— START Dataset —
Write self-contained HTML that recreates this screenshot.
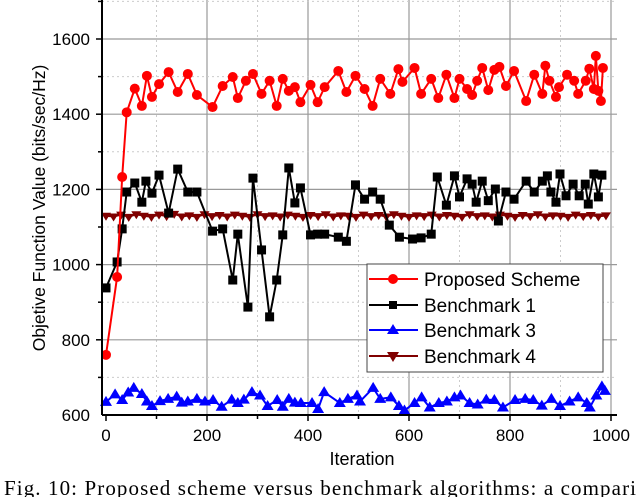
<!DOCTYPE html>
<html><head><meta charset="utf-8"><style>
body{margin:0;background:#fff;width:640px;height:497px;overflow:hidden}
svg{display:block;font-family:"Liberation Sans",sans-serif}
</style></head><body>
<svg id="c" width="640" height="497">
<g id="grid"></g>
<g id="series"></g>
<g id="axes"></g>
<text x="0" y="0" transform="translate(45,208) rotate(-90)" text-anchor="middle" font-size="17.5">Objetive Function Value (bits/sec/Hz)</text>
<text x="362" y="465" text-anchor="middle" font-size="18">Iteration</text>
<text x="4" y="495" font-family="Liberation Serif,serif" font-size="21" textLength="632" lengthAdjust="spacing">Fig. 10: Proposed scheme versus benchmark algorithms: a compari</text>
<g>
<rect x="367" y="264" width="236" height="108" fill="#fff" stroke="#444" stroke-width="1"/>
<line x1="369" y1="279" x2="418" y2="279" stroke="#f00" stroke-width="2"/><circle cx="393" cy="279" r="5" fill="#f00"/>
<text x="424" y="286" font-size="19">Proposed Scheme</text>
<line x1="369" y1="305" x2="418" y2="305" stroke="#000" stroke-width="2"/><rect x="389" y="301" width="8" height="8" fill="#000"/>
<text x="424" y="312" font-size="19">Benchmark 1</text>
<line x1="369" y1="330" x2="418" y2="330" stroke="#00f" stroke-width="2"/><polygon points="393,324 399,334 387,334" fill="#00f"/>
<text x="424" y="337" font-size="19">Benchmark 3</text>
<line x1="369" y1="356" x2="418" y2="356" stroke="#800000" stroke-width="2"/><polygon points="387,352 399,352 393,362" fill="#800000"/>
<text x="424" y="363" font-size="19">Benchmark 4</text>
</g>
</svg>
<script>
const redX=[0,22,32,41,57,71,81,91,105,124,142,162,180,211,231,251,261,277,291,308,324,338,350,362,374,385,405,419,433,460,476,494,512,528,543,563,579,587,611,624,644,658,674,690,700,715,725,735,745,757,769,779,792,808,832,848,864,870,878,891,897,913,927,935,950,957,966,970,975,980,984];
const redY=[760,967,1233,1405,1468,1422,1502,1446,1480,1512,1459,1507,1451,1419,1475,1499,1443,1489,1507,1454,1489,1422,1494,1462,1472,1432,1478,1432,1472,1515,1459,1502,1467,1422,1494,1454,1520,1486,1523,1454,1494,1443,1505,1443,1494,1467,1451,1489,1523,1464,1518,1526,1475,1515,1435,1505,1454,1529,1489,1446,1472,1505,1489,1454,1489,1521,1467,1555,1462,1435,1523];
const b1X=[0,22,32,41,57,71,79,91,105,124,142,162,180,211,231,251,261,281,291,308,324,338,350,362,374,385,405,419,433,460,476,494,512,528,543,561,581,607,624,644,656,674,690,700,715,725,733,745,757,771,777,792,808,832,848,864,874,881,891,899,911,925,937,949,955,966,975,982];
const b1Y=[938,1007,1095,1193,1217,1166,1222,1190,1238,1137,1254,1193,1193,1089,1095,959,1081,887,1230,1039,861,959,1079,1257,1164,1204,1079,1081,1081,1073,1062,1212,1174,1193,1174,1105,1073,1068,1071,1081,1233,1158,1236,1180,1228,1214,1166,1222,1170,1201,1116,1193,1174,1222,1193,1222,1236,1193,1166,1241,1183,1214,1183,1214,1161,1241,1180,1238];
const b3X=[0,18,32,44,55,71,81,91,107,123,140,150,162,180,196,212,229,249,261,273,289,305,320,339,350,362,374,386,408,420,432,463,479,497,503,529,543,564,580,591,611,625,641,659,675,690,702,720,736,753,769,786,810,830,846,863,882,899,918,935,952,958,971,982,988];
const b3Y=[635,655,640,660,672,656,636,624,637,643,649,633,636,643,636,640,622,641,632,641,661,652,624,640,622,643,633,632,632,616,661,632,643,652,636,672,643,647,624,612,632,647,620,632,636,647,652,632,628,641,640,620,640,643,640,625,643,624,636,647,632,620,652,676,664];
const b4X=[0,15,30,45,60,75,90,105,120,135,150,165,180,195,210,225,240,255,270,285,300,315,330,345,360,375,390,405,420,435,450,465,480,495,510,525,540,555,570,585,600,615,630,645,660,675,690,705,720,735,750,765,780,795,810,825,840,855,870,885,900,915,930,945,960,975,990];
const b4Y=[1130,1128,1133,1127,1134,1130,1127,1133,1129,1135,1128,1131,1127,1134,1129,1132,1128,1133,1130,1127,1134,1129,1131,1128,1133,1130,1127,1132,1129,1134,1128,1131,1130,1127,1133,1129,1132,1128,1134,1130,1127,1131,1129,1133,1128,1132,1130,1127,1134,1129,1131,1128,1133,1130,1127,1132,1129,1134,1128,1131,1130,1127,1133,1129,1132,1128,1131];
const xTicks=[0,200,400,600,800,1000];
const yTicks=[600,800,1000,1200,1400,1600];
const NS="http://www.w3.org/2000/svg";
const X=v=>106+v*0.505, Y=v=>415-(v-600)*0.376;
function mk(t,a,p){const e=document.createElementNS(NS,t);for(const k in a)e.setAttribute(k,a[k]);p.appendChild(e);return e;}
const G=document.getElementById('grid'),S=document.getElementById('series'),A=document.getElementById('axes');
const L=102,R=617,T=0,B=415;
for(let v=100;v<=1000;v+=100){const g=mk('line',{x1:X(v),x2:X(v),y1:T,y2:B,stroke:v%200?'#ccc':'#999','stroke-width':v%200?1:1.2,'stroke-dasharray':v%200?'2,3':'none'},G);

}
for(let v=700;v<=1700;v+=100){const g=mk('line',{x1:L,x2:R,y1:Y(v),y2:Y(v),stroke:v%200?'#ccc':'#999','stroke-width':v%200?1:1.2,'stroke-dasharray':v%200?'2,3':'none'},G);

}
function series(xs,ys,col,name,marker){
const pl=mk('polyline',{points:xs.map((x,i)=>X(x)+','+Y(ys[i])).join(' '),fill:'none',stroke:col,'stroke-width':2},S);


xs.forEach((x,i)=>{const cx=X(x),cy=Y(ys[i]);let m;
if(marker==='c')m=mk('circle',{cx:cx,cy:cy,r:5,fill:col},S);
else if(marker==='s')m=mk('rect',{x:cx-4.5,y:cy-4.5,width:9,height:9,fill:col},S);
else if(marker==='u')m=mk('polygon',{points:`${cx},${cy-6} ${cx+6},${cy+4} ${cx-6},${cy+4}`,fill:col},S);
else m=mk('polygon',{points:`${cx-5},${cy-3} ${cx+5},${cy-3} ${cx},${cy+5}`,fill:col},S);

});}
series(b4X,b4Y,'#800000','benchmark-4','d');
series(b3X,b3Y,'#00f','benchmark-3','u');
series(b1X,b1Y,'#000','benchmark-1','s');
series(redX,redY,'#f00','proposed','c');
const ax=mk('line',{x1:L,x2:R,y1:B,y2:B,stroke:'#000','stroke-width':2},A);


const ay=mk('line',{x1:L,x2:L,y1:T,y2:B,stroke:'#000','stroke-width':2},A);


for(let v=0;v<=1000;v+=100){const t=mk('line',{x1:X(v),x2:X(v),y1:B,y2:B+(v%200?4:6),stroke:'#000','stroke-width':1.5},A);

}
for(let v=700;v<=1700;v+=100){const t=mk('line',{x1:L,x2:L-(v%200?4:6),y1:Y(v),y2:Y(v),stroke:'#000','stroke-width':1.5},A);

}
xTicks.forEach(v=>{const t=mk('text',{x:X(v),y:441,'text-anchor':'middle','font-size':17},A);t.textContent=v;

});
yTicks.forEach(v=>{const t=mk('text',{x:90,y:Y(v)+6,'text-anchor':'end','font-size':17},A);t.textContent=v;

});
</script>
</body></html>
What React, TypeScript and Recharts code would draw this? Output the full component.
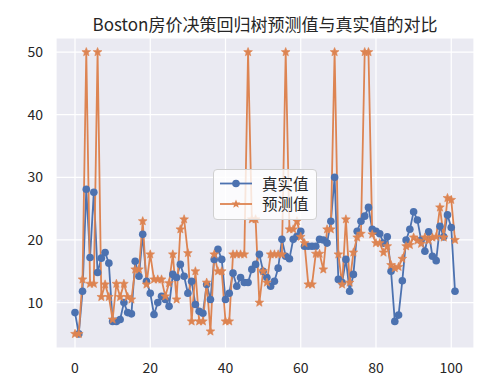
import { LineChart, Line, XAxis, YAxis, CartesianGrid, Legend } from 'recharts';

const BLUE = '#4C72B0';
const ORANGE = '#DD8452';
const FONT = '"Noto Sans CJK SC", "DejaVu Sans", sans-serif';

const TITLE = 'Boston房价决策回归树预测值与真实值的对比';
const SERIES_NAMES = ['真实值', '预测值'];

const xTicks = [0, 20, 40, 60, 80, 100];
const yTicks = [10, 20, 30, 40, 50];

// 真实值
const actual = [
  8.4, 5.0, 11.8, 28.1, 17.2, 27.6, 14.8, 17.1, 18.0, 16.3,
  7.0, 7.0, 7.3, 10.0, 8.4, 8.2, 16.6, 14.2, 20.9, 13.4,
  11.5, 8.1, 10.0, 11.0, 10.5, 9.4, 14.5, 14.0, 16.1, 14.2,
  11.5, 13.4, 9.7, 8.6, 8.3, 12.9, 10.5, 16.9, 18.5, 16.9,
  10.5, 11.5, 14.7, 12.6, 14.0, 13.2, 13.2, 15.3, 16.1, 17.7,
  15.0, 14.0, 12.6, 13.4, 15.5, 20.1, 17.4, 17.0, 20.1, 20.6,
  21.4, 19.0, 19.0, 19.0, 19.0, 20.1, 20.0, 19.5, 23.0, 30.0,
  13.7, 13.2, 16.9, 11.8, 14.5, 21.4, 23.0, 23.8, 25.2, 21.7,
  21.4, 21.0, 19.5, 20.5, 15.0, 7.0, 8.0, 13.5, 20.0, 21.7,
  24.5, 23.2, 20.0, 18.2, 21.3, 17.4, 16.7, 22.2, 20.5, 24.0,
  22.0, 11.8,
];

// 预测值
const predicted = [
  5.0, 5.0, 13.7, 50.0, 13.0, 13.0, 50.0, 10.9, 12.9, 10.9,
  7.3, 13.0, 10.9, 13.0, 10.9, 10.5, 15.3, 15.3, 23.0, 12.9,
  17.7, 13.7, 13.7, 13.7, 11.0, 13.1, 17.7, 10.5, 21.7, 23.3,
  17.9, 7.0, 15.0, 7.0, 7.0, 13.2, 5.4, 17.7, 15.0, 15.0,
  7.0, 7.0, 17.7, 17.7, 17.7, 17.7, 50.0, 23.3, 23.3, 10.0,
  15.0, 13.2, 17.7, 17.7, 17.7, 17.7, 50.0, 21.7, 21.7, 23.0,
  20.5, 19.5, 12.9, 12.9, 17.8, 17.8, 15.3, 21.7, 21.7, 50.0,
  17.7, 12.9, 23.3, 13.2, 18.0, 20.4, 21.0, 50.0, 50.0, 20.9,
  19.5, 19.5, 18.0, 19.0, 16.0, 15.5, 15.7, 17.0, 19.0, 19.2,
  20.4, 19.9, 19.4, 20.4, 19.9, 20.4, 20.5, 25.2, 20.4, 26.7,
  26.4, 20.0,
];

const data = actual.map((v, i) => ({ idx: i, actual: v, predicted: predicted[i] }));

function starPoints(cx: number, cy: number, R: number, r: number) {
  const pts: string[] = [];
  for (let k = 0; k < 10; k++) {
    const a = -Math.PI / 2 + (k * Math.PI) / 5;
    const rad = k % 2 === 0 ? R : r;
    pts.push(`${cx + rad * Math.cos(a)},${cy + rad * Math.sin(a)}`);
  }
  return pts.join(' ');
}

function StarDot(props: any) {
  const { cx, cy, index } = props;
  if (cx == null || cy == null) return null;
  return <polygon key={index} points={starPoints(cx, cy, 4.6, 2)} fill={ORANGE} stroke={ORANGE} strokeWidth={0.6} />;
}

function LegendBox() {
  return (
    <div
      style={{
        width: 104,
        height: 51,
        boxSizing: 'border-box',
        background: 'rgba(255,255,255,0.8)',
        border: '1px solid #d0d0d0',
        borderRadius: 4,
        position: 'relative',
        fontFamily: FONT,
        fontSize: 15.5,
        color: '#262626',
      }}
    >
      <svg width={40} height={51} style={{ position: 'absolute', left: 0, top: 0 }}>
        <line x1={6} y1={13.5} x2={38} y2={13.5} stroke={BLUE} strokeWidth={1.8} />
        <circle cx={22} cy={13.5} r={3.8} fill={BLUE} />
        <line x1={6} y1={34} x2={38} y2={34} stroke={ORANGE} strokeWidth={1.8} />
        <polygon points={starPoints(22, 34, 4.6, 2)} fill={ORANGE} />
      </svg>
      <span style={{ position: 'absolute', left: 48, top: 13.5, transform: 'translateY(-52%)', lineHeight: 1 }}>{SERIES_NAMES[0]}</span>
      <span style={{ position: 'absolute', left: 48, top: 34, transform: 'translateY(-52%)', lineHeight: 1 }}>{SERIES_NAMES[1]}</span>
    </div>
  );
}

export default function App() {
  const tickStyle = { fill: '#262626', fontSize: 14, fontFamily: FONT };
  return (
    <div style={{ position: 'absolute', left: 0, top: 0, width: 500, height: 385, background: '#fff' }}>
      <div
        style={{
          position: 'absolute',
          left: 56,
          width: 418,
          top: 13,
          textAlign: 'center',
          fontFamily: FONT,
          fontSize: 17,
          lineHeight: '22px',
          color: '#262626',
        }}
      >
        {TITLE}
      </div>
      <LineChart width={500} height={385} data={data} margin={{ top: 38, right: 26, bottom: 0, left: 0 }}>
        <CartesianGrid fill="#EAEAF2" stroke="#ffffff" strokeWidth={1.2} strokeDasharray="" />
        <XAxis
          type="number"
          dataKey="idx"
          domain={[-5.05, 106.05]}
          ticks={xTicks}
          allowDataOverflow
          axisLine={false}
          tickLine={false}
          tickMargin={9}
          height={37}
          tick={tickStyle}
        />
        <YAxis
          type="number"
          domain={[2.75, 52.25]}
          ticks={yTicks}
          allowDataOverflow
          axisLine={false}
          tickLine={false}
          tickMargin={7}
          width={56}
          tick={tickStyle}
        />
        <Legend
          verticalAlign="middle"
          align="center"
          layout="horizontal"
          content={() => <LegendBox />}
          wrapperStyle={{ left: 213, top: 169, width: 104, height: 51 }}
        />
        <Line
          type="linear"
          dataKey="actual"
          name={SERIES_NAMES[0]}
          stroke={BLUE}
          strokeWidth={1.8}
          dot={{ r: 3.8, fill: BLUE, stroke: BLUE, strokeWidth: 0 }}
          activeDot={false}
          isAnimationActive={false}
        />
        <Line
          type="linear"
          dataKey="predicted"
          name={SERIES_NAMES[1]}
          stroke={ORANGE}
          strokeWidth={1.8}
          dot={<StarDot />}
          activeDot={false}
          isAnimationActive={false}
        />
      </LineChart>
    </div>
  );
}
— END Dataset —
▶ [Given exercise]: Each line that has the word "this" counts once. How many such lines are in the data? Give the number alone.

▶ [Completed task]: 2